**Entries with chart source code**

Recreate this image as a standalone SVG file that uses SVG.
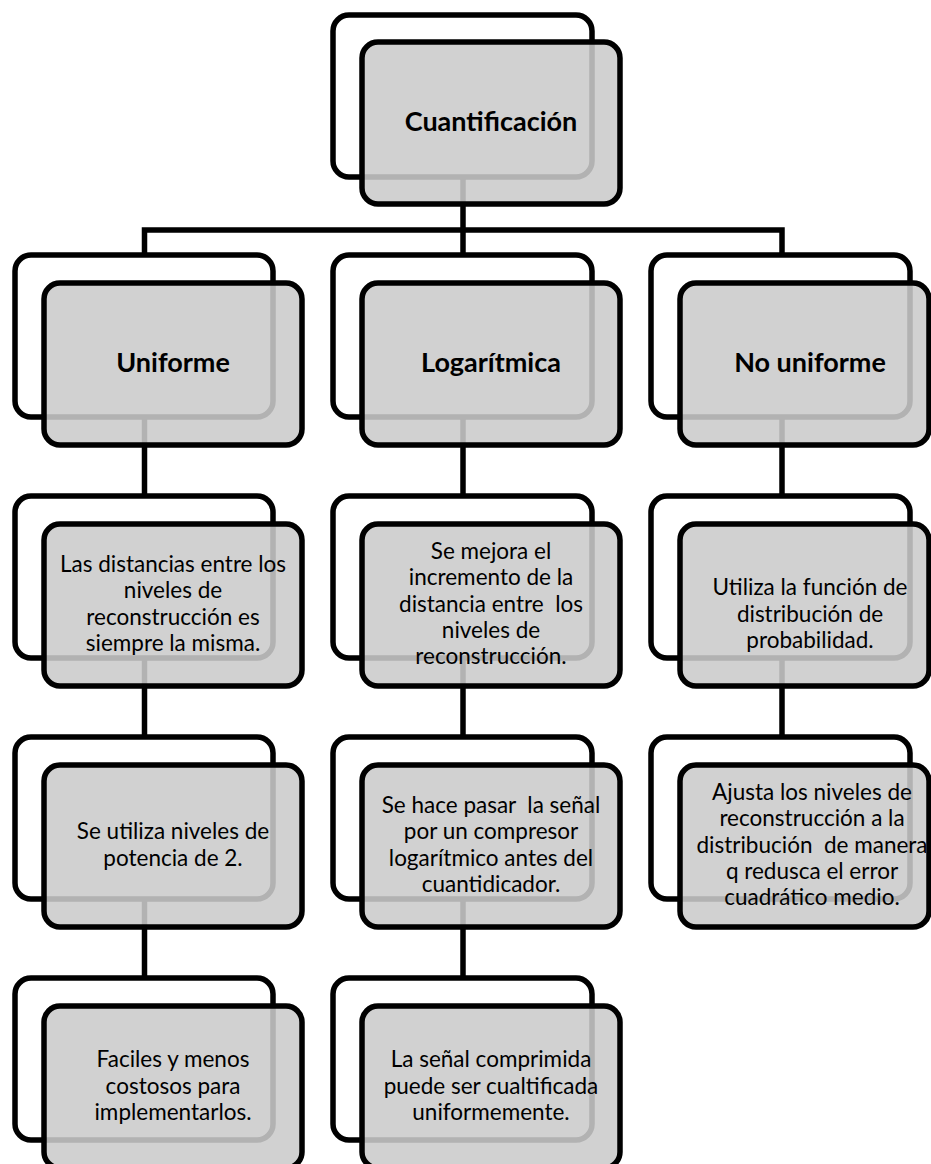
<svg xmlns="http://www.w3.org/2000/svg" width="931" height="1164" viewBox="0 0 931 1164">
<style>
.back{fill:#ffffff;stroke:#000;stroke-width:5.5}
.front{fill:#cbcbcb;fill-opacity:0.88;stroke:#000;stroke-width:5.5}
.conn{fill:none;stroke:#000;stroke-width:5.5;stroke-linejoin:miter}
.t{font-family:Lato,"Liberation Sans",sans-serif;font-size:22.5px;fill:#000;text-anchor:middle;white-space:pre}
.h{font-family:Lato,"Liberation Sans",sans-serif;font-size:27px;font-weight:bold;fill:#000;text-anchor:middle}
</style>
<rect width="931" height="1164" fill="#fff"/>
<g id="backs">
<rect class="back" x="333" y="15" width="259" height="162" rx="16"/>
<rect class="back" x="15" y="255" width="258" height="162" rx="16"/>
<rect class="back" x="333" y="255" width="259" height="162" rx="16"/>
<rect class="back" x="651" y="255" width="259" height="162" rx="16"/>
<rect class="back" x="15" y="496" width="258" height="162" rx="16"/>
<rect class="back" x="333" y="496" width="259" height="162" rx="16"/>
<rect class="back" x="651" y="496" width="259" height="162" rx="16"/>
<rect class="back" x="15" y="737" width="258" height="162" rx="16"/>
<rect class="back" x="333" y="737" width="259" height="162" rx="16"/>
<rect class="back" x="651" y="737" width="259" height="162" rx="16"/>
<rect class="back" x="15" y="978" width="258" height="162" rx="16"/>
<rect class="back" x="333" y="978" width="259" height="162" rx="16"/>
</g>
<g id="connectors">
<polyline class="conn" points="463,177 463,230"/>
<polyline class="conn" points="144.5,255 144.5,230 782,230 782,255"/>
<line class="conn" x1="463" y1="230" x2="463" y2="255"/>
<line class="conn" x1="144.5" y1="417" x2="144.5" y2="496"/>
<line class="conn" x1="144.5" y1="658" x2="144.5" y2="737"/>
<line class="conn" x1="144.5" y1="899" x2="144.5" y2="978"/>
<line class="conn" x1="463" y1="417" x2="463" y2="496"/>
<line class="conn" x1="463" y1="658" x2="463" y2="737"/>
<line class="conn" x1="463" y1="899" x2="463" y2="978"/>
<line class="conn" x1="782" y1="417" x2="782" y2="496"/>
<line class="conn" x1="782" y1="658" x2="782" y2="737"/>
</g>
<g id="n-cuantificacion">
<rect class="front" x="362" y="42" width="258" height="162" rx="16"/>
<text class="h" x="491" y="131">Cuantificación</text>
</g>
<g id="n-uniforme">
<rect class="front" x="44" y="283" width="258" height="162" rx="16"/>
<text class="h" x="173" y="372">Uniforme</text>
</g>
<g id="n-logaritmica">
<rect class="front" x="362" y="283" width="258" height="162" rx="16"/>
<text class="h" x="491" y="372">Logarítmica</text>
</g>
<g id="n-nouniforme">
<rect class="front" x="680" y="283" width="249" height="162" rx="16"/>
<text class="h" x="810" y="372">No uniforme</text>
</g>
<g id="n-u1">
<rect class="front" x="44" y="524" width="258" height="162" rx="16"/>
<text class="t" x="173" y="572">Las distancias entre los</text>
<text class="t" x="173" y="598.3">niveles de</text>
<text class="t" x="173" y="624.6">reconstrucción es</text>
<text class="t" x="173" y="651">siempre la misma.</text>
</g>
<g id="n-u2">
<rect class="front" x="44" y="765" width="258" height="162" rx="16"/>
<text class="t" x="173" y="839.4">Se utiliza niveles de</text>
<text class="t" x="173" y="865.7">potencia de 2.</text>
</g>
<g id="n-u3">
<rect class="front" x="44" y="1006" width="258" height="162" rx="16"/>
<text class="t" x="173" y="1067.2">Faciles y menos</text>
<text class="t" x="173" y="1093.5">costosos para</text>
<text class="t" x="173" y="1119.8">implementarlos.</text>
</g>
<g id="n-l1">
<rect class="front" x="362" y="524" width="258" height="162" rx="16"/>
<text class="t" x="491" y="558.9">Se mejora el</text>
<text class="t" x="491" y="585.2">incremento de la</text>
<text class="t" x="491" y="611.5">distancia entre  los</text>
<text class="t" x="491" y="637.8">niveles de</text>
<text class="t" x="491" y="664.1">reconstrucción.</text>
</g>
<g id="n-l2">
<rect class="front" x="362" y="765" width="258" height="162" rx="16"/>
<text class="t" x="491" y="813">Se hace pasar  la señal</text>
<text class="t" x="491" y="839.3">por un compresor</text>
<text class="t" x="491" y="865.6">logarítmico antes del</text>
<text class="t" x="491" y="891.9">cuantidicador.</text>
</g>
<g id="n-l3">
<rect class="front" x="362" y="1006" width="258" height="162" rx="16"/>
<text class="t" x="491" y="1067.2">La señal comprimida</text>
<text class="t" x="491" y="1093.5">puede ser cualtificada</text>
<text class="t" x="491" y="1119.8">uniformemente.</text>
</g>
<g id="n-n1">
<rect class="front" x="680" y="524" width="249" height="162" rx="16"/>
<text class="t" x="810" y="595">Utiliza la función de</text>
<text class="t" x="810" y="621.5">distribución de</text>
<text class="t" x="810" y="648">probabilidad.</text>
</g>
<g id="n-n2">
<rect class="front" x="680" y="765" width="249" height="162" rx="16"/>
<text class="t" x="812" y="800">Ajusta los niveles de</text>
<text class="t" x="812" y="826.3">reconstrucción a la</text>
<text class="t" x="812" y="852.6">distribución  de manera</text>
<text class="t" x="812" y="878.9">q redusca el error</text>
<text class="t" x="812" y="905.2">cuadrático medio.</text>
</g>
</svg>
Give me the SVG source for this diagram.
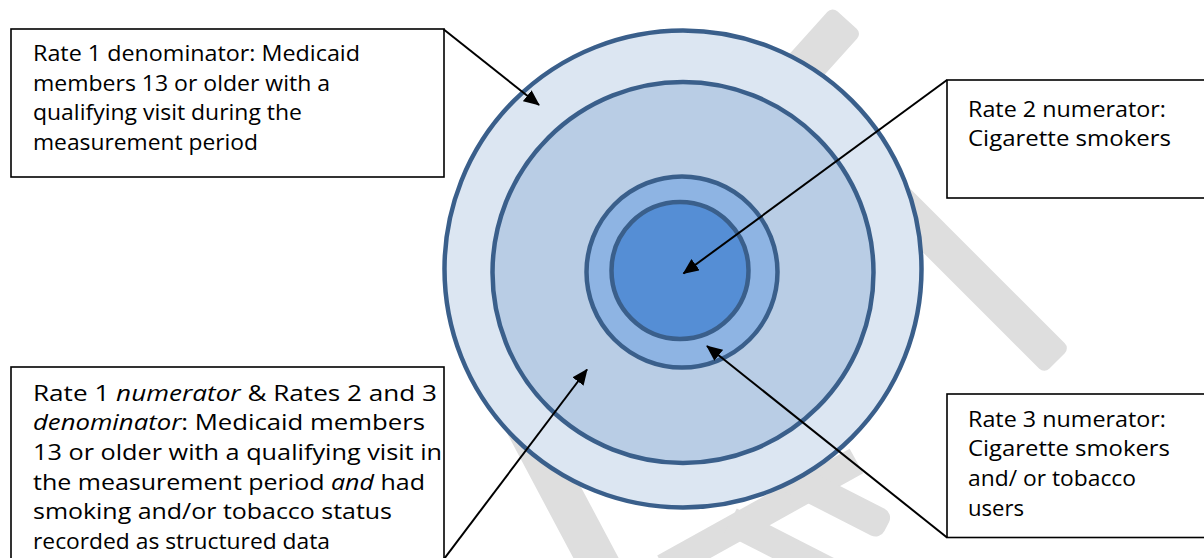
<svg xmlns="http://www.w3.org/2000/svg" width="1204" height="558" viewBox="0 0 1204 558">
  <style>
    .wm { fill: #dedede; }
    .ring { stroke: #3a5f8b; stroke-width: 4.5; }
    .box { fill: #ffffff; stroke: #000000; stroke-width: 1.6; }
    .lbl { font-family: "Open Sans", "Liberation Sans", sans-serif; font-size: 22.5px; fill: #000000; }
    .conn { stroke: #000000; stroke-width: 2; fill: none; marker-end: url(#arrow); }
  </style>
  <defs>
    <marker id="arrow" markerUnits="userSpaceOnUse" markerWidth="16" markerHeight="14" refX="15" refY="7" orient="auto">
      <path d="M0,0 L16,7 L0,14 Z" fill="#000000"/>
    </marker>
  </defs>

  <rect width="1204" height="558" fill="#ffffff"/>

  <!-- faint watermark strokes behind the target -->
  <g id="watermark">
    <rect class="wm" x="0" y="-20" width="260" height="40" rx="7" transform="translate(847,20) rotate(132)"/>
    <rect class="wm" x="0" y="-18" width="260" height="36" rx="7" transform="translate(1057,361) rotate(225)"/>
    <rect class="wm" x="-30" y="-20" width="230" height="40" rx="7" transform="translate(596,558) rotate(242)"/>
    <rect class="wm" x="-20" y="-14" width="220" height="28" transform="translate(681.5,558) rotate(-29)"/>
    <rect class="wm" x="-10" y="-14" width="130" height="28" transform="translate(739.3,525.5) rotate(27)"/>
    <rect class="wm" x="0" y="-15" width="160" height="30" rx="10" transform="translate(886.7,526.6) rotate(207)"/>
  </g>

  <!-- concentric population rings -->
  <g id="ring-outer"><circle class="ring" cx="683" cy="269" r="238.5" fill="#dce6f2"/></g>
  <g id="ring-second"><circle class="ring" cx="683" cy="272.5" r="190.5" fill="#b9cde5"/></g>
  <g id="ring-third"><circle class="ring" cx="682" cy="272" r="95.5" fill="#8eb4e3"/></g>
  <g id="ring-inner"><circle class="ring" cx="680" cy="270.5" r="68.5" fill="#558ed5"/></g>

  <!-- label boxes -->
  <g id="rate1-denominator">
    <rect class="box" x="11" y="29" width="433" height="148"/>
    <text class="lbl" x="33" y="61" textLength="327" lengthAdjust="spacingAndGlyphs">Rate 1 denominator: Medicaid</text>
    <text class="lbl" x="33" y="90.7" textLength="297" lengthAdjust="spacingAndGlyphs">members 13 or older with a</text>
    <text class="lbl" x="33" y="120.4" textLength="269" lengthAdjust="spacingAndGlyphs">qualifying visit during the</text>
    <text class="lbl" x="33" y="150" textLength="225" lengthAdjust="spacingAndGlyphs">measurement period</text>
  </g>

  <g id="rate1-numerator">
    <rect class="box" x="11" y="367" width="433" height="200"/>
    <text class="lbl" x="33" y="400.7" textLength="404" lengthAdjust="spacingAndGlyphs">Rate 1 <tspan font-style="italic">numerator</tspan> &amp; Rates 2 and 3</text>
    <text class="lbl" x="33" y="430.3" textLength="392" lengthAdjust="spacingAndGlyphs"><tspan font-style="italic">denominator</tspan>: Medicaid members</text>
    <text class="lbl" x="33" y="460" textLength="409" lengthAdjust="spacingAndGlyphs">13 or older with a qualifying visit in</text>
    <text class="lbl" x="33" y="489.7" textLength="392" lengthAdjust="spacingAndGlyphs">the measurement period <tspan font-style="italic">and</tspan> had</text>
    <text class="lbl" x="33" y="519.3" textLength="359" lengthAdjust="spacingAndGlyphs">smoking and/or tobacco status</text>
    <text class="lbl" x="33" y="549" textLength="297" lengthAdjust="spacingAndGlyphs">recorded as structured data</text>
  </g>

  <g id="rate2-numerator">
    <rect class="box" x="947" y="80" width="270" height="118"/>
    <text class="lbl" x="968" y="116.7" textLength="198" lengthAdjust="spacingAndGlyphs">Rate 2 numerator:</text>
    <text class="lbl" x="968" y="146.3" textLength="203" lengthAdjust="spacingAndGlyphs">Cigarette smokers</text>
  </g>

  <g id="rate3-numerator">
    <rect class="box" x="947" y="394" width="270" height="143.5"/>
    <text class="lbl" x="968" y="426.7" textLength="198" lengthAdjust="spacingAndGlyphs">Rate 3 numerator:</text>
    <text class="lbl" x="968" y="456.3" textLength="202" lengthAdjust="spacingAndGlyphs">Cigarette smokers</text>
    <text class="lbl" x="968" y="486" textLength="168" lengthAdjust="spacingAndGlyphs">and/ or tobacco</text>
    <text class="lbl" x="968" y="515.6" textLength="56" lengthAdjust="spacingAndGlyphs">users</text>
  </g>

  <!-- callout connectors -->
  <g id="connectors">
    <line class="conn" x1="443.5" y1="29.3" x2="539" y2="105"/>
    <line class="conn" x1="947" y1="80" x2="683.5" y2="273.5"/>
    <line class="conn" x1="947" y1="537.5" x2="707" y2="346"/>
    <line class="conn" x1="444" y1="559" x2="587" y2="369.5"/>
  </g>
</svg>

**Objective**
Across the records above, count the lines holding "this" and reply with that number alone.

**Answer in full**
2